Geänderte Rechtsprechung des BFH zur Aufteilung von gemischt veranlassten Aufwendungen

In den letzten Monaten hatte der Bundesfinanzhof (BFH) mehrfach über die Aufteilung von gemischt veranlassten Aufwendungen, z.B. für Fortbildungsreisen, zu entscheiden. Hintergrund für die vor dem BFH geführten Klageverfahren war, dass Aufwendungen, die sowohl beruflich als auch privat veranlasste Teile enthalten, nach den allgemeinen steuerlichen Regelungen nicht aufgeteilt werden durften und somit der beruflich veranlasste Kostenanteil steuerlich nicht berücksichtigungsfähig war. Diese Vorgehensweise entsprach auch überwiegend der ständigen Rechtsprechung des Bundesfinanzhofs.

Mit Beschluss vom 21.09.2009 hat der Große Senat des BFH nunmehr entschieden, dass gemischt veranlasste Reisen grundsätzlich in abziehbare Werbungskosten oder Betriebsausgaben und privat veranlasste nicht abziehbare Aufwendungen aufgeteilt werden können, nämlich dann, wenn die beruflichen Anteile der Reise feststehen und nicht von untergeordneter Bedeutung sind. Damit hat der Große Senat des BFH die bisherige Rechtsprechung zum allgemeinen Aufteilungs- und Abzugsverbot für gemischt veranlasste Aufwendungen aufgegeben.
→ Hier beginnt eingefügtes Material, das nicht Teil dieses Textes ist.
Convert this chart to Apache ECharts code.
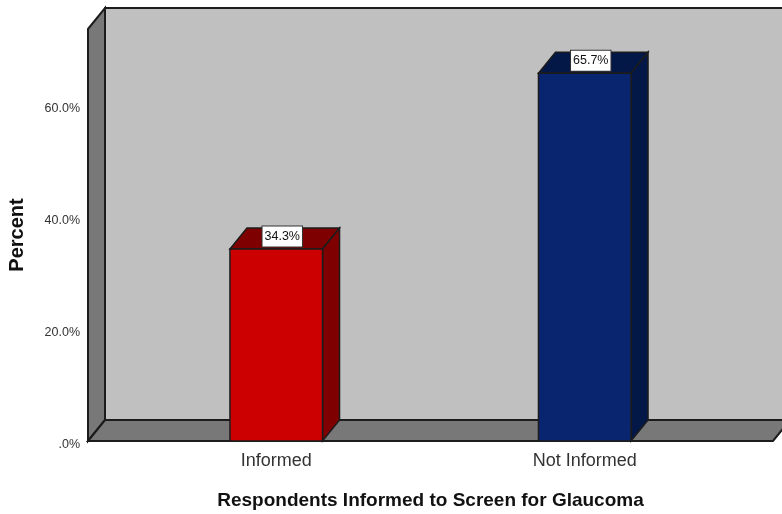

Darüber hinaus hat der BFH mit zwei weiteren Urteilen vom 21.04.2010 seine geänderte Rechtsprechung zu gemischt veranlassten Aufwendungen fortgesetzt und dabei wie folgt entschieden:

Die privat getragenen Kosten der Teilnahme einer Englischlehrerin an einer Fortbildungsreise für Englischlehrer nach Dublin, die neben beruflichen bzw. fachlichen auch private Inhalte umfasst, können ganz oder zumindest teilweise als Werbungskosten zu berücksichtigen sein und zwar dann, wenn die beruflichen und privaten Veranlassungsbeiträge objektiv voneinander abgegrenzt werden können. Als Aufteilungsmaßstab kommt dabei insbesondere das Verhältnis der beruflich und der privat veranlassten Zeitanteile in Betracht.
Da das Finanzgericht im vorinstanzlichen Verfahren dazu keine hinreichenden Feststellungen getroffen hatte, verwies der BFH das Verfahren entsprechend an das Finanzgericht zurück.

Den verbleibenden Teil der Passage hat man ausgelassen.